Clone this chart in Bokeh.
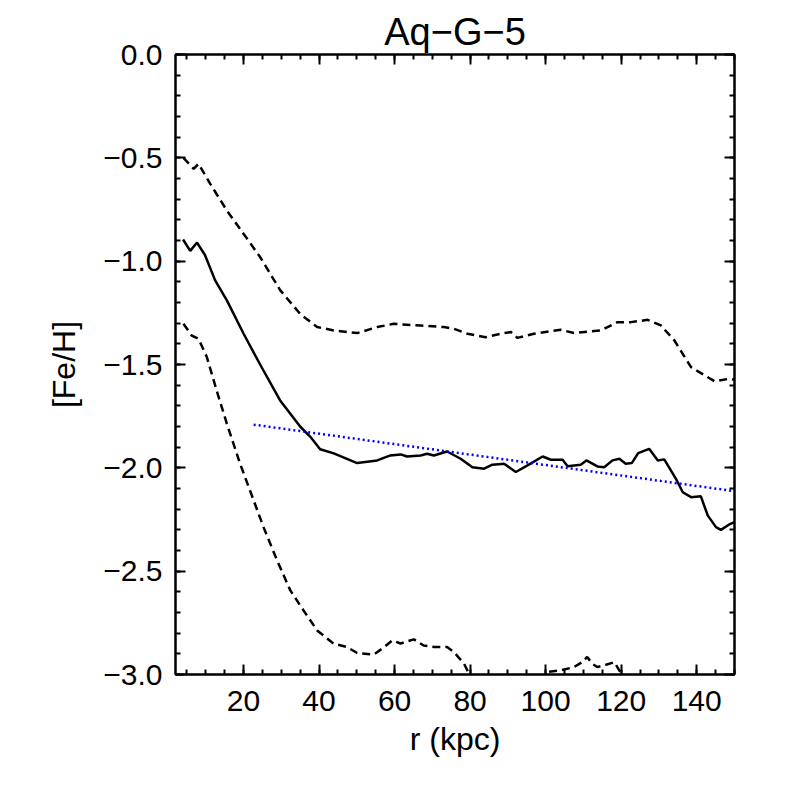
from bokeh.plotting import figure
from bokeh.models import Range1d, FixedTicker, LinearAxis, CustomJSTickFormatter
from bokeh.embed import file_html
from bokeh.resources import INLINE

# ---- data ----
r_med = [4.0, 5.9, 7.7, 9.8, 12.5, 15.6, 20.0, 24.4, 29.7, 35.0,
         37.7, 40.3, 43.9, 50.1, 55.4, 58.9, 61.6, 63.3, 66.9, 68.6,
         70.4, 73.9, 77.5, 80.6, 83.7, 85.9, 89.0, 92.1, 95.2, 99.2,
         101.4, 104.5, 105.8, 109.3, 110.8, 113.7, 115.5, 117.7, 119.5, 121.2,
         122.8, 124.5, 127.4, 129.7, 131.4, 134.5, 136.3, 138.5, 141.1, 142.9,
         145.1, 146.4, 148.6, 150.0]
feh_med = [-0.895, -0.95, -0.91, -0.97, -1.093, -1.19, -1.35, -1.50, -1.674, -1.80,
           -1.85, -1.91, -1.93, -1.977, -1.964, -1.94, -1.935, -1.945, -1.94, -1.932,
           -1.94, -1.921, -1.956, -1.997, -2.004, -1.985, -1.98, -2.02, -1.988, -1.945,
           -1.961, -1.961, -1.992, -1.985, -1.964, -1.993, -1.997, -1.964, -1.956, -1.98,
           -1.977, -1.929, -1.908, -1.964, -1.959, -2.053, -2.118, -2.142, -2.138, -2.23,
           -2.287, -2.30, -2.274, -2.263]

r_up = [4.1, 6.8, 8.1, 11.2, 15.6, 20.0, 24.4, 29.7, 35.0, 39.5,
        43.9, 50.1, 55.4, 59.8, 61.6, 66.9, 73.1, 75.7, 79.3, 84.1,
        88.1, 90.8, 92.5, 96.9, 104.0, 107.5, 114.6, 119.0, 122.6, 127.0,
        130.5, 134.1, 138.5, 144.7, 148.6, 150.0]
feh_up = [-0.50, -0.553, -0.529, -0.626, -0.755, -0.867, -0.98, -1.14, -1.255, -1.319,
          -1.335, -1.348, -1.319, -1.303, -1.306, -1.311, -1.319, -1.327, -1.351, -1.368,
          -1.351, -1.343, -1.371, -1.351, -1.332, -1.348, -1.335, -1.295, -1.295, -1.284,
          -1.311, -1.384, -1.513, -1.581, -1.569, -1.574]

r_lo = [4.1, 6.3, 8.1, 10.3, 12.9, 15.6, 19.1, 22.7, 25.3, 28.9,
        32.4, 35.9, 39.5, 43.9, 47.4, 50.1, 54.5, 57.1, 59.4, 61.6,
        65.1, 67.7, 70.4, 73.9, 75.7, 78.4, 79.7, 81.5, 90.0, 99.0,
        100.5, 104.0, 107.5, 109.7, 111.0, 112.3, 113.7, 115.5, 118.2, 120.0,
        122.0, 135.0, 150.0]
feh_lo = [-1.303, -1.36, -1.376, -1.464, -1.626, -1.787, -1.98, -2.158, -2.287, -2.448,
          -2.593, -2.69, -2.787, -2.851, -2.867, -2.896, -2.903, -2.87, -2.835, -2.85,
          -2.83, -2.86, -2.867, -2.867, -2.891, -2.948, -2.996, -3.05, -3.08, -3.03,
          -2.988, -2.98, -2.964, -2.94, -2.915, -2.948, -2.964, -2.956, -2.94, -2.996,
          -3.04, -3.1, -3.12]

fit_r = [22.7, 150.0]
fit_feh = [-1.791, -2.113]

x_major = [20, 40, 60, 80, 100, 120, 140]
x_minor = [5 * i for i in range(1, 31)]
y_major = [-3.0, -2.5, -2.0, -1.5, -1.0, -0.5, 0.0]
y_minor = [round(-0.1 * i, 1) for i in range(0, 31)]

FONT = "Liberation Sans"

p = figure(frame_width=559, frame_height=620, output_backend="svg", toolbar_location=None,
           x_range=Range1d(2, 150), y_range=Range1d(-3.0, 0.0),
           min_border_left=175, min_border_right=36, min_border_top=54,
           min_border_bottom=96, x_axis_type=None, y_axis_type=None)

p.title.text = "Aq\u2212G\u22125"
p.title.align = "center"
p.title.vertical_align = "top"
p.title.text_font = FONT
p.title.text_font_size = "38px"
p.title.text_font_style = "normal"
p.title.text_color = "black"
p.title.standoff = 0

p.grid.visible = False
p.background_fill_color = "white"
p.border_fill_color = "white"
p.outline_line_color = "black"
p.outline_line_width = 2

fmt_y = CustomJSTickFormatter(code="return tick.toFixed(1).replace('-', '\u2212');")
fmt_x = CustomJSTickFormatter(code="return tick.toFixed(0);")
fmt_none = CustomJSTickFormatter(code="return '';")


def style(ax, show_labels):
    ax.axis_line_width = 2
    ax.axis_line_color = "black"
    ax.major_tick_in = 10
    ax.major_tick_out = 0
    ax.minor_tick_in = 5
    ax.minor_tick_out = 0
    ax.major_tick_line_width = 2
    ax.minor_tick_line_width = 2
    ax.major_tick_line_color = "black"
    ax.minor_tick_line_color = "black"
    ax.major_label_text_font = FONT
    ax.major_label_text_color = "black"
    ax.axis_label_text_font = FONT
    ax.axis_label_text_font_style = "normal"
    ax.axis_label_text_color = "black"
    ax.axis_label_text_font_size = "32px"
    if show_labels:
        ax.major_label_text_font_size = "30px"
    else:
        ax.major_label_text_font_size = "1px"
        ax.major_label_standoff = 0


xb = LinearAxis(ticker=FixedTicker(ticks=x_major, minor_ticks=x_minor), formatter=fmt_x,
                axis_label="r (kpc)")
style(xb, True)
xb.major_label_standoff = 16
xb.axis_label_standoff = 7
p.add_layout(xb, "below")

xt = LinearAxis(ticker=FixedTicker(ticks=x_major, minor_ticks=x_minor), formatter=fmt_none)
style(xt, False)
p.add_layout(xt, "above")

yl = LinearAxis(ticker=FixedTicker(ticks=y_major, minor_ticks=y_minor), formatter=fmt_y,
                axis_label="[Fe/H]")
style(yl, True)
yl.major_label_standoff = 13
yl.axis_label_standoff = 18
p.add_layout(yl, "left")

yr = LinearAxis(ticker=FixedTicker(ticks=y_major, minor_ticks=y_minor), formatter=fmt_none)
style(yr, False)
p.add_layout(yr, "right")

p.line(r_up, feh_up, line_color="black", line_width=2.5, line_dash="8 5")
p.line(r_lo, feh_lo, line_color="black", line_width=2.5, line_dash="8 5")
p.line(r_med, feh_med, line_color="black", line_width=2.5)
p.line(fit_r, fit_feh, line_color="#0000ff", line_width=2.5, line_dash="2 3")

open("out.html", "w").write(file_html(p, INLINE))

» **What to produce**: Every line above should be repeated exactly; pictures stay out of the copy.

» **Exercise result**:
Clone this chart in Bokeh.
from bokeh.plotting import figure
from bokeh.models import Range1d, FixedTicker, LinearAxis, CustomJSTickFormatter
from bokeh.embed import file_html
from bokeh.resources import INLINE

# ---- data ----
r_med = [4.0, 5.9, 7.7, 9.8, 12.5, 15.6, 20.0, 24.4, 29.7, 35.0,
         37.7, 40.3, 43.9, 50.1, 55.4, 58.9, 61.6, 63.3, 66.9, 68.6,
         70.4, 73.9, 77.5, 80.6, 83.7, 85.9, 89.0, 92.1, 95.2, 99.2,
         101.4, 104.5, 105.8, 109.3, 110.8, 113.7, 115.5, 117.7, 119.5, 121.2,
         122.8, 124.5, 127.4, 129.7, 131.4, 134.5, 136.3, 138.5, 141.1, 142.9,
         145.1, 146.4, 148.6, 150.0]
feh_med = [-0.895, -0.95, -0.91, -0.97, -1.093, -1.19, -1.35, -1.50, -1.674, -1.80,
           -1.85, -1.91, -1.93, -1.977, -1.964, -1.94, -1.935, -1.945, -1.94, -1.932,
           -1.94, -1.921, -1.956, -1.997, -2.004, -1.985, -1.98, -2.02, -1.988, -1.945,
           -1.961, -1.961, -1.992, -1.985, -1.964, -1.993, -1.997, -1.964, -1.956, -1.98,
           -1.977, -1.929, -1.908, -1.964, -1.959, -2.053, -2.118, -2.142, -2.138, -2.23,
           -2.287, -2.30, -2.274, -2.263]

r_up = [4.1, 6.8, 8.1, 11.2, 15.6, 20.0, 24.4, 29.7, 35.0, 39.5,
        43.9, 50.1, 55.4, 59.8, 61.6, 66.9, 73.1, 75.7, 79.3, 84.1,
        88.1, 90.8, 92.5, 96.9, 104.0, 107.5, 114.6, 119.0, 122.6, 127.0,
        130.5, 134.1, 138.5, 144.7, 148.6, 150.0]
feh_up = [-0.50, -0.553, -0.529, -0.626, -0.755, -0.867, -0.98, -1.14, -1.255, -1.319,
          -1.335, -1.348, -1.319, -1.303, -1.306, -1.311, -1.319, -1.327, -1.351, -1.368,
          -1.351, -1.343, -1.371, -1.351, -1.332, -1.348, -1.335, -1.295, -1.295, -1.284,
          -1.311, -1.384, -1.513, -1.581, -1.569, -1.574]

r_lo = [4.1, 6.3, 8.1, 10.3, 12.9, 15.6, 19.1, 22.7, 25.3, 28.9,
        32.4, 35.9, 39.5, 43.9, 47.4, 50.1, 54.5, 57.1, 59.4, 61.6,
        65.1, 67.7, 70.4, 73.9, 75.7, 78.4, 79.7, 81.5, 90.0, 99.0,
        100.5, 104.0, 107.5, 109.7, 111.0, 112.3, 113.7, 115.5, 118.2, 120.0,
        122.0, 135.0, 150.0]
feh_lo = [-1.303, -1.36, -1.376, -1.464, -1.626, -1.787, -1.98, -2.158, -2.287, -2.448,
          -2.593, -2.69, -2.787, -2.851, -2.867, -2.896, -2.903, -2.87, -2.835, -2.85,
          -2.83, -2.86, -2.867, -2.867, -2.891, -2.948, -2.996, -3.05, -3.08, -3.03,
          -2.988, -2.98, -2.964, -2.94, -2.915, -2.948, -2.964, -2.956, -2.94, -2.996,
          -3.04, -3.1, -3.12]

fit_r = [22.7, 150.0]
fit_feh = [-1.791, -2.113]

x_major = [20, 40, 60, 80, 100, 120, 140]
x_minor = [5 * i for i in range(1, 31)]
y_major = [-3.0, -2.5, -2.0, -1.5, -1.0, -0.5, 0.0]
y_minor = [round(-0.1 * i, 1) for i in range(0, 31)]

FONT = "Liberation Sans"

p = figure(frame_width=559, frame_height=620, output_backend="svg", toolbar_location=None,
           x_range=Range1d(2, 150), y_range=Range1d(-3.0, 0.0),
           min_border_left=175, min_border_right=36, min_border_top=54,
           min_border_bottom=96, x_axis_type=None, y_axis_type=None)

p.title.text = "Aq\u2212G\u22125"
p.title.align = "center"
p.title.vertical_align = "top"
p.title.text_font = FONT
p.title.text_font_size = "38px"
p.title.text_font_style = "normal"
p.title.text_color = "black"
p.title.standoff = 0

p.grid.visible = False
p.background_fill_color = "white"
p.border_fill_color = "white"
p.outline_line_color = "black"
p.outline_line_width = 2

fmt_y = CustomJSTickFormatter(code="return tick.toFixed(1).replace('-', '\u2212');")
fmt_x = CustomJSTickFormatter(code="return tick.toFixed(0);")
fmt_none = CustomJSTickFormatter(code="return '';")


def style(ax, show_labels):
    ax.axis_line_width = 2
    ax.axis_line_color = "black"
    ax.major_tick_in = 10
    ax.major_tick_out = 0
    ax.minor_tick_in = 5
    ax.minor_tick_out = 0
    ax.major_tick_line_width = 2
    ax.minor_tick_line_width = 2
    ax.major_tick_line_color = "black"
    ax.minor_tick_line_color = "black"
    ax.major_label_text_font = FONT
    ax.major_label_text_color = "black"
    ax.axis_label_text_font = FONT
    ax.axis_label_text_font_style = "normal"
    ax.axis_label_text_color = "black"
    ax.axis_label_text_font_size = "32px"
    if show_labels:
        ax.major_label_text_font_size = "30px"
    else:
        ax.major_label_text_font_size = "1px"
        ax.major_label_standoff = 0


xb = LinearAxis(ticker=FixedTicker(ticks=x_major, minor_ticks=x_minor), formatter=fmt_x,
                axis_label="r (kpc)")
style(xb, True)
xb.major_label_standoff = 16
xb.axis_label_standoff = 7
p.add_layout(xb, "below")

xt = LinearAxis(ticker=FixedTicker(ticks=x_major, minor_ticks=x_minor), formatter=fmt_none)
style(xt, False)
p.add_layout(xt, "above")

yl = LinearAxis(ticker=FixedTicker(ticks=y_major, minor_ticks=y_minor), formatter=fmt_y,
                axis_label="[Fe/H]")
style(yl, True)
yl.major_label_standoff = 13
yl.axis_label_standoff = 18
p.add_layout(yl, "left")

yr = LinearAxis(ticker=FixedTicker(ticks=y_major, minor_ticks=y_minor), formatter=fmt_none)
style(yr, False)
p.add_layout(yr, "right")

p.line(r_up, feh_up, line_color="black", line_width=2.5, line_dash="8 5")
p.line(r_lo, feh_lo, line_color="black", line_width=2.5, line_dash="8 5")
p.line(r_med, feh_med, line_color="black", line_width=2.5)
p.line(fit_r, fit_feh, line_color="#0000ff", line_width=2.5, line_dash="2 3")

open("out.html", "w").write(file_html(p, INLINE))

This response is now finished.